The following are some further issues and implications:
- Both sides have stated that they will appeal. Although the Second Circuit is likely to respect Judge Kaplan’s findings of fact, it may be expected that the defendants will challenge his failure to distinguish between a plan or scheme to “evade” the disclosure of beneficial ownership (which Rule 13d-3(b) requires) and a plan or scheme to “avoid” such disclosure. CSX, on the other hand, may be expected to argue that beneficial ownership should be found directly based on “control” of the hedging shares, with control defined as having a significant “influence” component.
- The most interesting technical legal question may be whether other courts—and perhaps even the SEC staff—will carry forward Judge Kaplan’s expressly not made, but strongly implied, ruling that a TRS always gives rise to beneficial ownership under Rule 13d-3(a), but that is not the most important takeaway when a long party’s combined direct and TRS holdings of interests in a voting equity security would exceed 5 percent. Unless Judge Kaplan’s “evasion” ruling is overturned, it will always be possible in similar circumstances for the securities’ issuer (or the SEC) to argue that the TRSs are being used as a plan or scheme to evade the Section 13(d) reporting obligations. While such a contention might be turned back in particular factual circumstances, the roadmap provided by Judge Kaplan’s opinion will be eagerly followed by others (including, of course, issuers seeking the advantage in corporate control fights).
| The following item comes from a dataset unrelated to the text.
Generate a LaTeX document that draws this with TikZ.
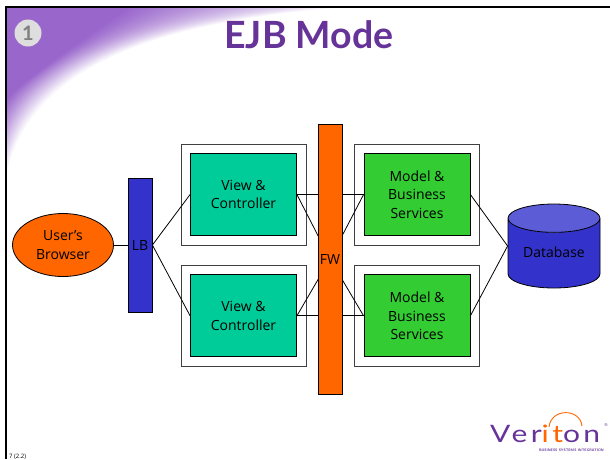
\documentclass[tikz,border=0pt]{standalone}
\usepackage{fontspec}
\setmainfont{Open Sans}
\newfontfamily\titlefont{Lato}
\usetikzlibrary{positioning}
\usetikzlibrary{shapes.geometric}
\usetikzlibrary{backgrounds}
\definecolor{slidepurple}{HTML}{9966CC}
\definecolor{darkpurple}{HTML}{663399}
\definecolor{tealbox}{HTML}{00CC99}
\definecolor{greenbox}{HTML}{33CC33}
\definecolor{bluebox}{HTML}{3333CC}
\definecolor{orangebox}{HTML}{FF6600}
\definecolor{dbtop}{HTML}{5C5CD6}
\begin{document}
\begin{tikzpicture}[x=1pt, y=-1pt,
    label/.style={font=\fontsize{14}{18.5}\selectfont, align=center, text=black},
    inner/.style={label, rectangle, draw=black, line width=0.8pt, minimum width=106pt, minimum height=82pt, inner sep=0pt},
    outer/.style={rectangle, draw=black!75, fill=white, line width=0.9pt, minimum width=125pt, minimum height=101pt, inner sep=0pt},
    bar/.style={label, rectangle, draw=black, line width=0.8pt, minimum width=24pt, inner sep=0pt},
    wire/.style={draw=black, line width=0.8pt}
]
    \useasboundingbox (0,0) rectangle (610,459);

    % corner shading
    \begin{scope}
        \clip (6,7) rectangle (610,459);
        \foreach \k in {0,2,...,100} {
            \pgfmathsetmacro{\t}{\k/100}
            \pgfmathsetmacro{\ya}{178-78*\t}
            \pgfmathsetmacro{\xb}{370-240*\t}
            \pgfmathsetmacro{\xa}{25-5*\t}
            \pgfmathsetmacro{\yd}{85-3*\t}
            \pgfmathsetmacro{\xc}{120-51*\t}
            \pgfmathsetmacro{\yc}{20+30*\t}
            \fill[slidepurple!\k!white] (6,\ya) .. controls (\xa,\yd) and (\xc,\yc) .. (\xb,6) -- (6,6) -- cycle;
        }
    \end{scope}
    \draw[black, line width=2pt] (6,459) -- (6,7) -- (610,7);

    \node[circle, fill=black!13, minimum size=27pt, inner sep=0pt, font=\titlefont\bfseries\fontsize{20}{20}\selectfont, text=black!50] (num) at (28,33) {1};
    \node[font=\titlefont\bfseries\fontsize{37.5}{37.5}\selectfont, text=darkpurple] (title) at (309,35) {EJB Mode};

    \node[label, ellipse, draw=black, fill=orangebox, line width=0.8pt, minimum width=101pt, minimum height=63pt, inner sep=0pt] (browser) at (63,245) {\raisebox{-1pt}{User's}\\\raisebox{-1pt}{Browser}};
    \node[bar, fill=bluebox, minimum height=134pt] (LB) at (140,245) {LB};

    \node[inner, fill=tealbox] (V1) at (243.5,194.5) {View \&\\Controller};
    \node[inner, fill=tealbox] (V2) [below=38.5pt of V1] {View \&\\Controller};

    \node[bar, fill=orangebox, minimum height=270pt] (FW) at (330,259) {FW};

    \node[inner, fill=greenbox] (M1) at (417,194.5) {Model \&\\Business\\Services};
    \node[inner, fill=greenbox] (M2) [below=38.5pt of M1] {Model \&\\Business\\Services};

    \node[label, cylinder, shape border rotate=90, aspect=0.46, draw=black, line width=0.8pt, cylinder uses custom fill, cylinder body fill=bluebox, cylinder end fill=dbtop, minimum width=92pt, minimum height=84pt, inner sep=0pt, anchor=shape center] (DB) at (554,246) {\raisebox{2pt}{Database}};

    \begin{pgfonlayer}{background}
        \node[outer] (O1) at (V1) {};
        \node[outer] (O2) at (V2) {};
        \node[outer] (O3) at (M1) {};
        \node[outer] (O4) at (M2) {};

        \draw[wire] (browser.east) -- (LB.west);
        \draw[wire] (LB.east) -- (V1.west);
        \draw[wire] (LB.east) -- (V2.west);
        \draw[wire] (V1.east) -- (M1.west);
        \draw[wire] (V2.east) -- (M2.west);
        \draw[wire] (V1.east) -- (FW.center);
        \draw[wire] (V2.east) -- (FW.center);
        \draw[wire] (M1.west) -- (FW.center);
        \draw[wire] (M2.west) -- (FW.center);
        \draw[wire] (M1.east) -- (DB.west |- DB.shape center);
        \draw[wire] (M2.east) -- (DB.west |- DB.shape center);
    \end{pgfonlayer}

    % logo
    \node[anchor=base west, inner sep=0pt, font=\titlefont\fontsize{24}{24}\selectfont\addfontfeature{FakeStretch=1.25,LetterSpace=14}, text=darkpurple] (logo) at (490,442) {Ver\textcolor{orangebox}{it}on};
    \draw[orangebox, line width=0.9pt] (549,427) .. controls (551,408) and (580,408) .. (582,426);
    \node[anchor=base east, inner sep=0pt, font=\sffamily\bfseries\fontsize{3.6}{4}\selectfont\addfontfeature{LetterSpace=58}, text=darkpurple] (tagline) at (604,451) {BUSINESS SYSTEMS INTEGRATION};
    \node[inner sep=0pt, font=\fontsize{4}{4}\selectfont, text=darkpurple] (reg) at (606,425.5) {®};

    \node[anchor=base west, inner sep=0pt, font=\fontsize{6}{6}\selectfont] (page) at (9,458) {7 (2.2)};
\end{tikzpicture}
\end{document}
- As previously noted, for TRS long parties whose holdings could be deemed to exceed 10 percent of an issuer’s outstanding shares—perhaps including TCI and 3G in this very case—Judge Kaplan’s ruling could give rise to short-swing profit recovery concerns under Section 16(b) of the Exchange Act with respect to purchases and sales that occur while a 10 percent holding position is deemed to exist. This is because the Regulation 13D-G definition of beneficial ownership is also used to determine the obligation of make filings under the SEC’s rules under Section 16(a), which in turn set the stage for potential liability under Section 16(b). In this connection Judge Kaplan’s failure to find that a group had been formed between TCI and 3G, on the one hand, and their TRS counterparties, on the other hand, could be particularly significant from the perspective of the counterparties because, if the counterparties were members of a group, they might be deemed owners of all the shares owned by the group and therefore be found liable under Section 16(b) to the extent of their own economic interest in transactions in the shares. However, a lack of group membership on the part of the TRS counterparties would confer no advantage on TRS long parties such as TCI and 3G if they are deemed to beneficially own their counterparties’ shares under Rule 13d-3(a) or Rule 13d-3(b). In addition, the effect of a counterparty’s knowing participation (if found to be the case) in a plan or scheme to evade within the meaning of Rule 13d-3(b) is not clear from a Section 16 perspective (among other things, such a participation would probably be a significant factor in a group determination).
- As a result of the incorporation of the Regulation 13D-G definition of beneficial ownership into other contexts, additional consequences may follow from a holding that TRS long parties hold beneficial ownership. Among those consequences could be the triggering of state takeover statutory provisions, poison pills and other corporate charter, bylaw and contractual provisions. Indeed, some poison pills have already been adopted that include derivative economic holdings in the calculation of kinds of “ownership” that trigger the pill.
- Pending appeal, investment and commercial bank counterparties may wish to avoid possible issues by obtaining representations from their TRS long parties that the holdings of the long party, with TRS interests included, do not exceed 5 percent of the issuer’s shares.